Jason Rhoades revs his trangressive humour © Estate of Jason Rhoades, Courtesy the Estate of Jason Rhoades and Hauser & Wirth
For Traffic, Nicolas Bourriaud’s ground-breaking 1996 exhibition of relational aesthetics, Jason Rhoades (1965-2006) bought a used Chevrolet Caprice and had the CAPC Musée d’Art Contemporain de Bordeaux cover 49% of its cost. “The car established Jason as this provocateur,” says Ingrid Schaffner, Hauser & Wirth’s curatorial senior director. Rhoades photographed the Caprice all over Los Angeles, merging the readymade with the automotive spirit of Southern California, then sent the photographs to Bordeaux but kept the car. Years later, Rhoades convinced a collector that the Caprice had appreciated in value, and he traded it for a Ferrari 328 GTS. “How he ends up with both cars is another story,” says Schaffner.

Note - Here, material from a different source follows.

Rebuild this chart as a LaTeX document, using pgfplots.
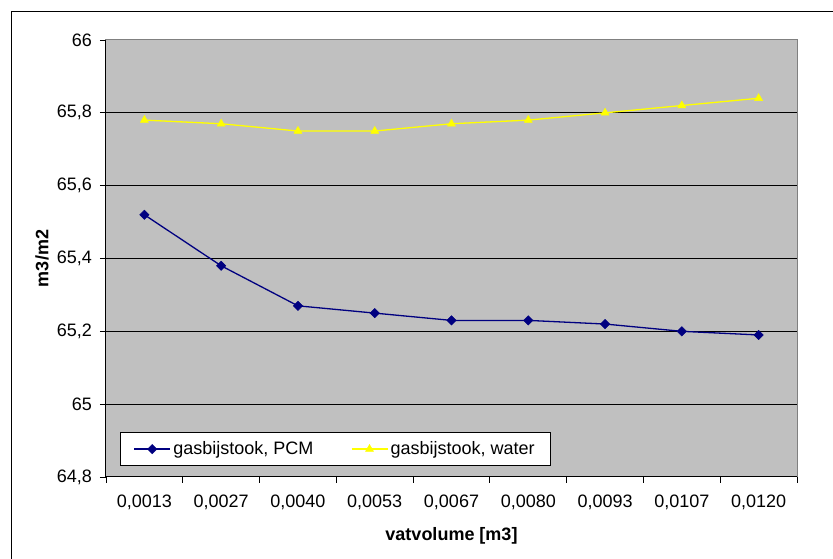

These vehicles are central ele-ments of Rhoades’s Car Projects, a series of conceptual works the artist made during his celebrated but tragically brief career. Both, along with Rhoades’s Chevy Impala and Ligier microcar, have also been taken out of storage for DRIVE, a new year-long exhibition at Hauser & Wirth in downtown Los Angeles (until 14 January 2025). Parked in the gallery, the vehicles appear alongside the artist’s sculptures, videos and ephemera, as well as public programming that includes performances and films. Elements of the exhibition will be continuously changed out with quarterly themes: The Parking Space, The Pit, The Racetrack and The Garage.
Marking Schaffner’s curatorial debut at the gallery, DRIVE presents the cars as “a cast of characters, each with its own history that we’re going to unpack over the course of the exhibition”, she says. To Rhoades, the car reflected both a modernist vision of accelerating into the future and the American autonomy of the open road. On daily commutes between his home in Pasadena and studio in Inglewood, Rhoades thought of the Caprice as an extension of the studio. He recast his Impala as a mobile exhibition space, naming it the “International Museum Project About Leaving and Arriving”. Rhoades imagined his cars accruing their own mythologies before ultimately settling down as sculpture. In his world-building practice, says Schaffner, “making sculpture and making stories were entwined forms of construction”.
The exhibition forms a portrait of Los Angeles, where the car has inspired countless artists. In a city where the car is often understood as an extension of the self, this exhibition also reads as a portrait of Rhoades, so traces of the artist remain in small details, including cassette tapes in glove compartments and the Thomas Guide in the backseat.